Friday 13 April 2007

SUW 14.0925


Breakfast on the banks me the Tweed. Found Jackie Lunn's shop in Melrose. Breakfast in a bun! Cracking stuff. Choice of 4 cooked items in a bun. I ordered two. River rushing by me, chainbridge to my right, i'm sat on a park bench enjoying the mammoth task ahead of me...but i must press on and finish the second bap! "It is a far, far better thing that i do now than i have ever done." oh, and walk as far past Lauder as i can. I'll miss halliburton though 14km east of Lauder - some interesting names on the map. I wonder what 'knowe' means?
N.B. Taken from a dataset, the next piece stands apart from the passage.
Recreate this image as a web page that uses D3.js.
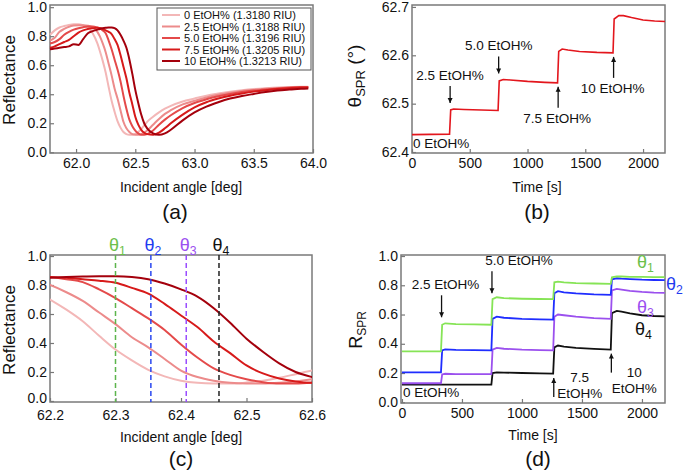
<!DOCTYPE html>
<html><head><meta charset="utf-8">
<script src="https://cdn.jsdelivr.net/npm/d3@7"></script>
<style>
body{margin:0;background:#fff;}
svg{display:block;font-family:"Liberation Sans",Arial,Helvetica,sans-serif;}
</style></head><body>
<svg id="chart" width="685" height="472"></svg>
<script>
// ---------- DATA ----------
const anglesDeg = [61.78,61.82,61.86,61.9,61.94,61.98,62.02,62.06,62.1,62.14,62.18,62.2,62.225,62.25,62.275,62.3,62.325,62.35,62.375,62.4,62.425,62.45,62.475,62.5,62.525,62.55,62.575,62.6,62.65,62.7,62.75,62.8,62.9,63.0,63.1,63.2,63.3,63.4,63.5,63.6,63.7,63.8,63.9,63.96];
const refl00 = [0.81,0.84,0.86,0.87,0.878,0.882,0.882,0.875,0.86,0.82,0.75,0.70,0.63,0.55,0.45,0.355,0.28,0.215,0.17,0.14,0.125,0.12,0.12,0.127,0.14,0.16,0.185,0.21,0.245,0.275,0.30,0.32,0.35,0.37,0.39,0.405,0.418,0.428,0.436,0.442,0.447,0.45,0.452,0.452];
const refl25 = [0.77,0.79,0.83,0.85,0.865,0.873,0.876,0.876,0.872,0.86,0.83,0.80,0.75,0.69,0.61,0.53,0.44,0.37,0.29,0.21,0.165,0.14,0.125,0.12,0.12,0.125,0.135,0.15,0.19,0.23,0.265,0.29,0.33,0.355,0.378,0.396,0.41,0.422,0.43,0.437,0.443,0.447,0.45,0.45];
const refl50 = [0.75,0.76,0.78,0.81,0.83,0.845,0.855,0.862,0.866,0.866,0.86,0.855,0.84,0.82,0.77,0.71,0.64,0.57,0.49,0.39,0.30,0.225,0.18,0.15,0.13,0.12,0.12,0.125,0.15,0.19,0.225,0.255,0.305,0.34,0.365,0.386,0.402,0.415,0.425,0.433,0.44,0.445,0.448,0.448];
const refl75 = [0.72,0.73,0.745,0.76,0.775,0.80,0.825,0.84,0.85,0.855,0.858,0.855,0.85,0.84,0.83,0.815,0.78,0.74,0.67,0.59,0.51,0.41,0.33,0.245,0.19,0.155,0.135,0.125,0.12,0.135,0.165,0.20,0.26,0.31,0.345,0.37,0.39,0.405,0.418,0.428,0.436,0.442,0.446,0.446];
const refl100 = [0.71,0.715,0.72,0.725,0.73,0.745,0.74,0.78,0.82,0.835,0.845,0.85,0.855,0.858,0.86,0.86,0.855,0.84,0.81,0.77,0.72,0.64,0.54,0.43,0.34,0.26,0.20,0.165,0.13,0.12,0.13,0.155,0.22,0.275,0.315,0.345,0.37,0.388,0.402,0.415,0.425,0.432,0.438,0.44];
const legendLabels = ["0 EtOH% (1.3180 RIU)","2.5 EtOH% (1.3188 RIU)","5.0 EtOH% (1.3196 RIU)","7.5 EtOH% (1.3205 RIU)","10 EtOH% (1.3213 RIU)"];

const timeS = [0,325,335,360,450,600,745,755,790,850,1000,1150,1260,1270,1300,1350,1450,1600,1740,1750,1790,1830,1900,2000,2100,2190];
const thetaSpr = [62.436,62.437,62.487,62.489,62.488,62.487,62.486,62.547,62.55,62.549,62.546,62.544,62.543,62.608,62.613,62.611,62.608,62.606,62.605,62.675,62.682,62.682,62.678,62.673,62.671,62.67];
const rTheta1 = [0.348,0.348,0.53,0.54,0.535,0.532,0.53,0.705,0.718,0.712,0.708,0.706,0.705,0.82,0.825,0.82,0.815,0.812,0.81,0.855,0.86,0.86,0.858,0.857,0.856,0.856];
const rTheta2 = [0.205,0.205,0.355,0.362,0.358,0.356,0.355,0.57,0.585,0.578,0.57,0.567,0.565,0.745,0.76,0.752,0.745,0.738,0.735,0.84,0.848,0.845,0.842,0.838,0.836,0.835];
const rTheta3 = [0.13,0.13,0.19,0.195,0.193,0.192,0.192,0.36,0.372,0.366,0.36,0.357,0.355,0.585,0.60,0.595,0.585,0.575,0.57,0.765,0.775,0.77,0.762,0.755,0.75,0.748];
const rTheta4 = [0.12,0.12,0.12,0.12,0.12,0.12,0.12,0.20,0.205,0.203,0.20,0.198,0.196,0.375,0.388,0.38,0.372,0.365,0.36,0.61,0.625,0.62,0.608,0.595,0.59,0.588];

const thetaMarkAngles = [62.3, 62.354, 62.408, 62.458];
const thetaNames = ["1","2","3","4"];
const stepTimes = [330, 750, 1265, 1745];
const stepLabels = ["2.5 EtOH%","5.0 EtOH%","7.5 EtOH%","10 EtOH%"];
const baseLabel = "0 EtOH%";

const xTicksA = [62.0,62.5,63.0,63.5,64.0];
const xTicksC = [62.2,62.3,62.4,62.5,62.6];
const yTicksR = [0,0.2,0.4,0.6,0.8,1.0];
const yTicksB = [62.4,62.5,62.6,62.7];
const timeTicks = [0,500,1000,1500,2000];

// ---------- STYLE ----------
const curveColors = ["#f3b7b7","#ec8b8b","#e44a4a","#d71a1a","#a4000c"];
const thetaLine = ["#86e456","#1f2dff","#9b50ee","#111111"];
const thetaDash = ["#5cb54c","#2a48f0","#9a4dff","#222222"];
const thetaText = ["#6cc04a","#1f3cf0","#9b4ff0","#111111"];
const FONT_TICK = 14, FONT_ANN = 13.5;

const svg = d3.select("#chart");
svg.append("rect").attr("width",685).attr("height",472).attr("fill","#fff");
const defs = svg.append("defs");
defs.append("marker").attr("id","arr").attr("viewBox","0 0 10 10").attr("refX",10).attr("refY",5)
  .attr("markerWidth",5).attr("markerHeight",6.5).attr("markerUnits","userSpaceOnUse").attr("orient","auto")
  .append("path").attr("d","M0,0 L10,5 L0,10 z").attr("fill","#111");

function axes(x, y, xTicks, yTicks, xFmt, yFmt, xPad, y0dy) {
  const g = svg.append("g");
  const [x0,x1] = x.range(), [yb,yt] = y.range();
  const gx = g.append("g").attr("transform",`translate(0,${yb})`)
    .call(d3.axisBottom(x).tickValues(xTicks).tickFormat(xFmt).tickSizeInner(-4).tickSizeOuter(0).tickPadding(xPad||5.5));
  const gy = g.append("g").attr("transform",`translate(${x0},0)`)
    .call(d3.axisLeft(y).tickValues(yTicks).tickFormat(yFmt).tickSizeInner(-4).tickSizeOuter(0).tickPadding(3));
  [gx,gy].forEach(a => {
    a.attr("font-family",null).attr("font-size",FONT_TICK);
    a.select(".domain").remove();
    a.selectAll(".tick line").attr("stroke","#777").attr("stroke-width",1.2);
    a.selectAll(".tick text").attr("fill","#111");
  });
  gy.selectAll(".tick text").attr("dy",(d,i)=> i===0 && y0dy!=null ? y0dy : "0.3em");
  g.append("rect").attr("x",x0).attr("y",yt).attr("width",x1-x0).attr("height",yb-yt)
    .attr("fill","none").attr("stroke","#7a7a7a").attr("stroke-width",1.5);
  return g;
}
function title(txt, x, y, size) {
  svg.append("text").attr("x",x).attr("y",y).attr("text-anchor","middle").attr("font-size",size).attr("fill","#111").text(txt);
}
function ylabel(x, y, size, parts) {
  const t = svg.append("text").attr("transform",`translate(${x},${y}) rotate(-90)`).attr("text-anchor","middle").attr("font-size",size).attr("fill","#111");
  parts.forEach(p => t.append("tspan").attr("dy",p.dy||0).attr("font-size",p.size||size).text(p.t));
}
function thetaLabel(x, y, i, size, anchor) {
  const t = svg.append("text").attr("x",x).attr("y",y).attr("text-anchor",anchor).attr("font-size",size).attr("fill",thetaText[i]);
  t.append("tspan").text("θ");
  t.append("tspan").attr("dy",4).attr("font-size",size*0.68).text(thetaNames[i]);
}
const reflSeries = [refl00, refl25, refl50, refl75, refl100];
const fmt1 = d3.format(".1f");

// ---------- PANEL A ----------
const xA = d3.scaleLinear().domain([61.78,64.0]).range([50,313]);
const yA = d3.scaleLinear().domain([-0.005,1.015]).range([153,5]);
axes(xA, yA, xTicksA, yTicksR, fmt1, fmt1);
const lineA = d3.line().x((d,i)=>xA(anglesDeg[i])).y(d=>yA(d)).curve(d3.curveMonotoneX);
reflSeries.forEach((s,i)=> svg.append("path").attr("d",lineA(s)).attr("fill","none").attr("stroke",curveColors[i]).attr("stroke-width",2));
const leg = svg.append("g");
leg.append("rect").attr("x",157).attr("y",8).attr("width",154).attr("height",62).attr("fill","#fff").attr("stroke","#555").attr("stroke-width",1);
legendLabels.forEach((l,i)=>{
  const yy = 15 + i*11.5;
  leg.append("line").attr("x1",162).attr("x2",180).attr("y1",yy).attr("y2",yy).attr("stroke",curveColors[i]).attr("stroke-width",2);
  leg.append("text").attr("x",184).attr("y",yy+4).attr("font-size",11).attr("fill","#111").text(l);
});
title("Incident angle [deg]", 181, 192, 14);
title("(a)", 175, 219, 21);
ylabel(15, 80, 17, [{t:"Reflectance"}]);

// ---------- PANEL B ----------
const xB = d3.scaleLinear().domain([0,2190]).range([412,665]);
const yB = d3.scaleLinear().domain([62.398,62.704]).range([153,5]);
axes(xB, yB, timeTicks, yTicksB, d3.format("d"), fmt1);
svg.append("path").attr("d", d3.line().x((d,i)=>xB(timeS[i])).y(d=>yB(d))(thetaSpr))
  .attr("fill","none").attr("stroke","#e3161d").attr("stroke-width",1.6);
function stepVal(series, t, after) {
  let idx = d3.bisectLeft(timeS, t);
  return after ? series[Math.min(idx+1, series.length-1)] : series[Math.max(idx-1,0)];
}
const annB = svg.append("g").attr("font-size",FONT_ANN).attr("fill","#111");
stepTimes.forEach((t,i)=>{
  const ax = xB(t);
  if (i < 2) {
    const tip = yB(stepVal(thetaSpr,t,true)) - 6;
    annB.append("line").attr("x1",ax).attr("x2",ax).attr("y1",tip-17).attr("y2",tip).attr("stroke","#111").attr("stroke-width",1.3).attr("marker-end","url(#arr)");
    annB.append("text").attr("x",ax).attr("y",tip-23).attr("text-anchor","middle").text(stepLabels[i]);
  } else {
    const tip = yB(stepVal(thetaSpr,t,false)) + 4;
    annB.append("line").attr("x1",ax).attr("x2",ax).attr("y1",tip+21).attr("y2",tip).attr("stroke","#111").attr("stroke-width",1.3).attr("marker-end","url(#arr)");
    annB.append("text").attr("x",ax-1).attr("y",tip+36).attr("text-anchor","middle").text(stepLabels[i]);
  }
});
annB.append("text").attr("x",413).attr("y",148).text(baseLabel);
title("Time [s]", 537, 192, 14);
title("(b)", 537, 219, 21);
ylabel(361, 76, 19, [{t:"θ"},{t:"SPR",size:13,dy:4},{t:" (°)",dy:-4}]);

// ---------- PANEL C ----------
const xC = d3.scaleLinear().domain([62.2,62.6]).range([50,312]);
const yC = d3.scaleLinear().domain([-0.007,1.007]).range([402,255]);
axes(xC, yC, xTicksC, yTicksR, fmt1, fmt1, 8, "0.1em");
defs.append("clipPath").attr("id","clipC").append("rect").attr("x",50).attr("y",255).attr("width",262).attr("height",147);
const lineC = d3.line().defined((d,i)=>anglesDeg[i]>=62.1 && anglesDeg[i]<=62.7).x((d,i)=>xC(anglesDeg[i])).y(d=>yC(d)).curve(d3.curveMonotoneX);
const gC = svg.append("g").attr("clip-path","url(#clipC)");
reflSeries.forEach((s,i)=> gC.append("path").attr("d",lineC(s)).attr("fill","none").attr("stroke",curveColors[i]).attr("stroke-width",2));
thetaMarkAngles.forEach((a,i)=>{
  svg.append("line").attr("x1",xC(a)).attr("x2",xC(a)).attr("y1",255).attr("y2",402)
    .attr("stroke",thetaDash[i]).attr("stroke-width",1.5).attr("stroke-dasharray","5,3");
  thetaLabel(xC(a)+2, 251, i, 18, "middle");
});
title("Incident angle [deg]", 181, 442, 14);
title("(c)", 181, 466, 21);
ylabel(15, 330, 17, [{t:"Reflectance"}]);

// ---------- PANEL D ----------
const xD = d3.scaleLinear().domain([-8,2192]).range([401,665]);
const yD = d3.scaleLinear().domain([-0.005,1.007]).range([403,255]);
axes(xD, yD, timeTicks, yTicksR, d3.format("d"), fmt1);
const rSeries = [rTheta1, rTheta2, rTheta3, rTheta4];
const lineD = d3.line().x((d,i)=>xD(timeS[i])).y(d=>yD(d));
[3,2,1,0].forEach(i => svg.append("path").attr("d",lineD(rSeries[i])).attr("fill","none").attr("stroke",thetaLine[i]).attr("stroke-width",1.8));
const annD = svg.append("g").attr("font-size",FONT_ANN).attr("fill","#111");
[0,1].forEach(i=>{
  const t = stepTimes[i], ax = xD(t);
  const tip = yD(stepVal(rTheta1,t,true)) - (i===0?6:4);
  annD.append("line").attr("x1",ax).attr("x2",ax).attr("y1",tip-22).attr("y2",tip).attr("stroke","#111").attr("stroke-width",1.3).attr("marker-end","url(#arr)");
  annD.append("text").attr("x", i===0 ? ax+4 : ax+27).attr("y",tip-28).attr("text-anchor","middle").text(stepLabels[i]);
});
[2,3].forEach(i=>{
  const t = stepTimes[i], ax = xD(t);
  const tip = i===2 ? 378 : yD(stepVal(rTheta4,t,false)) + 4;
  annD.append("line").attr("x1",ax).attr("x2",ax).attr("y1",tip+19).attr("y2",tip).attr("stroke","#111").attr("stroke-width",1.3).attr("marker-end","url(#arr)");
  const [num, unit] = stepLabels[i].split(" ");
  const cx = i===2 ? ax+26 : ax+23;
  annD.append("text").attr("x",cx).attr("y",i===2?382:377).attr("text-anchor","middle").text(num);
  annD.append("text").attr("x",cx).attr("y",i===2?398:393).attr("text-anchor","middle").text(unit);
});
annD.append("text").attr("x",403).attr("y",397).text(baseLabel);
thetaLabel(637, 268, 0, 18, "start");
thetaLabel(666, 290, 1, 18, "start");
thetaLabel(637, 313, 2, 18, "start");
thetaLabel(635, 335, 3, 18, "start");
title("Time [s]", 533, 440, 14);
title("(d)", 538, 466, 21);
ylabel(362, 330, 18, [{t:"R"},{t:"SPR",size:12,dy:4}]);
</script>
</body></html>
Norman or saxon origins instead of the celtic (welsh or irish derived?) of the western regions.

2 comments:

Fiona-Jane Brown said...

KNOWE, softened form of knoll. Sc. knowe, O.E. cnoll, Dan. knold, W. cnol, a (rounded) hillock. Broomieknowe, broom-clad hill. Cowdenknowes, G. cùl duin, the back of the hill, + Sc. knowe. Pyatknowe, magpie's hill.
(The Place Names Of Scotland, by James B. Johnston)

So it's a Germanic root, which makes sense, Anglo-Saxon/Scots, borders, post-Roman occupation, v likely to have the Germanic rather than or as well as the P-Celtic.
[here endeth the lecture...]

AktoMan said...

I didn't see anywhere there that said that I was right?